Stewart noted that there haven’t been “many concerning issues” reported to him from commuters, but there has been feedback regarding a lack of food options on campus since most of them do not have meal plans. As a result, the Office of Student Engagement established a Commuter Monthly Lunch, where any commuting student can eat lunch for free in Mary Fisher Dining on specific days.
Castro’s first year was virtual, but when athletes were given the option to return for training during the Spring of 2021, he wanted to be there to meet and bond with the men’s soccer team.
“I just couldn’t afford the housing,” Castro said, “I really wanted to be there to meet my team and get assimilated into the team culture, but I didn’t have the option of living on campus.”
Both Toval and Castro said that if they didn’t own a car, commuting to Goucher would be challenging. One of Castro’s former roommates didn’t have a car, and said the experience of trying to figure out public transportation from Baltimore to Towson was “very difficult.”
“He would have to take a bus that was about five blocks from our apartment, and he’d have to take that bus and a connecting bus to Goucher, and I’m pretty sure he’d end up here around 9 am, but would leave the apartment at 7 am,” Castro explained.
Toval mentioned that Stevenson University, a nearby small school in a suburban setting, has its own shuttle service to transport students who live off-campus. While Goucher does not have its own shuttle service, the college partnered with The Loop, a public bus service that stops at Goucher and several other areas in Towson in 2021. This move came after the Baltimore Collegetown Shuttle fell into obsolescence.

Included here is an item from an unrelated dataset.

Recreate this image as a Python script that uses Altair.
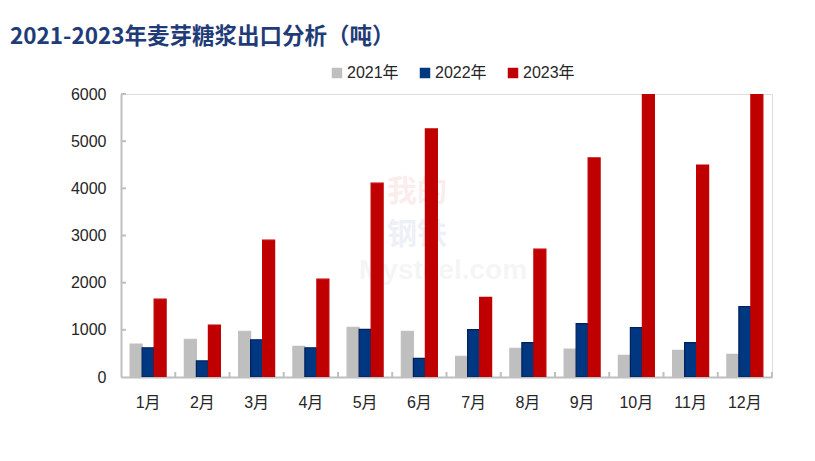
import altair as alt
import pandas as pd

months = ["1月", "2月", "3月", "4月", "5月", "6月", "7月", "8月", "9月", "10月", "11月", "12月"]
years = ["2021年", "2022年", "2023年"]
v2021 = [700, 800, 970, 650, 1055, 970, 440, 610, 590, 460, 565, 480]
v2022 = [620, 340, 790, 620, 1010, 395, 1005, 730, 1130, 1045, 730, 1495]
v2023 = [1650, 1100, 2900, 2075, 4110, 5260, 1690, 2710, 4645, 6000, 4495, 6000]
y_ticks = [1000, 2000, 3000, 4000, 5000, 6000]
fills = ["#BFBFBF", "#003781", "#C00000"]
strokes = ["#BFBFBF", "#001F5C", "#C00000"]
title_text = "2021-2023年麦芽糖浆出口分析（吨）"

rows = []
for y, vals in zip(years, [v2021, v2022, v2023]):
    for m, v in zip(months, vals):
        rows.append({"month": m, "year": y, "value": v})
df = pd.DataFrame(rows)

FONT = "Liberation Sans, Noto Sans CJK SC"

x_scale = alt.Scale(domain=months, paddingInner=0, paddingOuter=0)

bars = alt.Chart(df).mark_bar(strokeWidth=1.2, clip=True).encode(
    x=alt.X("month:N", sort=months, scale=x_scale, title=None,
            axis=alt.Axis(labelAngle=0, ticks=False, domainColor="#BFBFBF", domainWidth=2,
                          labelFontSize=16, labelColor="#262626", labelFont=FONT,
                          labelPadding=17, grid=False)),
    xOffset=alt.XOffset("year:N", sort=years,
                        scale=alt.Scale(domain=years, paddingInner=0, paddingOuter=0.76)),
    y=alt.Y("value:Q", scale=alt.Scale(domain=[0, 6000], nice=False), title=None,
            axis=alt.Axis(values=[0] + y_ticks, format="d", ticks=False, grid=False,
                          domainColor="#BFBFBF", domainWidth=2, labelFontSize=16,
                          labelColor="#262626", labelFont=FONT, labelPadding=15)),
    color=alt.Color("year:N", sort=years, scale=alt.Scale(domain=years, range=fills),
                    legend=alt.Legend(title=None, orient="none", direction="horizontal",
                                      legendX=208, legendY=-29, symbolType="square",
                                      symbolSize=110, symbolStrokeWidth=0,
                                      labelFontSize=16, labelColor="#262626", labelFont=FONT,
                                      columnPadding=18, labelOffset=2)),
    stroke=alt.Stroke("year:N", sort=years, scale=alt.Scale(domain=years, range=strokes),
                      legend=None),
)

xt_df = pd.DataFrame({"month": months})
x_ticks = alt.Chart(xt_df).mark_rule(color="#BFBFBF", strokeWidth=2).encode(
    x=alt.X("month:N", sort=months, bandPosition=1),
    y=alt.value(283),
    y2=alt.value(278),
)

yt_df = pd.DataFrame({"value": y_ticks})
y_tick_marks = alt.Chart(yt_df).mark_rule(color="#BFBFBF", strokeWidth=2).encode(
    y=alt.Y("value:Q"),
    x=alt.value(0),
    x2=alt.value(5),
)

title_df = pd.DataFrame({"t": [title_text]})
title = alt.Chart(title_df).mark_text(
    align="left", baseline="middle", fontSize=22.5, fontWeight="bold",
    font="Noto Sans CJK SC", color="#1F3C78"
).encode(text="t:N", x=alt.value(-111), y=alt.value(-57))

wm_df = pd.DataFrame({"a": ["我的"], "b": ["钢铁"], "c": ["Mysteel.com"]})
wm1 = alt.Chart(wm_df).mark_text(align="left", baseline="middle", fontSize=30, fontWeight="bold",
                                  font="Noto Sans CJK SC", color="#E04040", opacity=0.09
                                  ).encode(text="a:N", x=alt.value(266), y=alt.value(98))
wm2 = alt.Chart(wm_df).mark_text(align="left", baseline="middle", fontSize=30, fontWeight="bold",
                                  font="Noto Sans CJK SC", color="#4060A0", opacity=0.09
                                  ).encode(text="b:N", x=alt.value(266), y=alt.value(141))
wm3 = alt.Chart(wm_df).mark_text(align="left", baseline="middle", fontSize=28, fontWeight="bold",
                                  font="Liberation Sans", color="#909090", opacity=0.08
                                  ).encode(text="c:N", x=alt.value(238), y=alt.value(177))

chart = alt.layer(wm1, wm2, wm3, bars, x_ticks, y_tick_marks, title).properties(
    width=651, height=283,
    autosize=alt.AutoSizeParams(type="none"),
    padding={"left": 113, "top": 86, "right": 30, "bottom": 70},
).configure_view(stroke=None).configure(background="white")

chart.save("out.html", embed_options={"renderer": "svg", "actions": False})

Even though commuter students have access to many of the same resources as their on-campus peers, Toval said it can be difficult to access them at times, and recalled negative interaction he had with a professor when trying to access a study space in Julia Rodgers over the weekend.
Castro acknowledged that if he wasn’t a varsity athlete, his engagement on campus would’ve looked very different – he wouldn’t have access to a locker room to store his belongings and shower after long days, teammates to swipe him into the dining hall, or an incentive to hang around after classes ended. But despite the obstacles, Castro said that he’s grateful for his experience as a commuter because it helped him mature and learn life skills pertaining to renting and cooking for himself.
The next and final Commuter Monthly Lunch of the year will be held on Monday, May 8, but Stewart said that students are welcome to stop by his office in OSE at any time to talk to him about the Commuter Council or any issues they are facing at Goucher.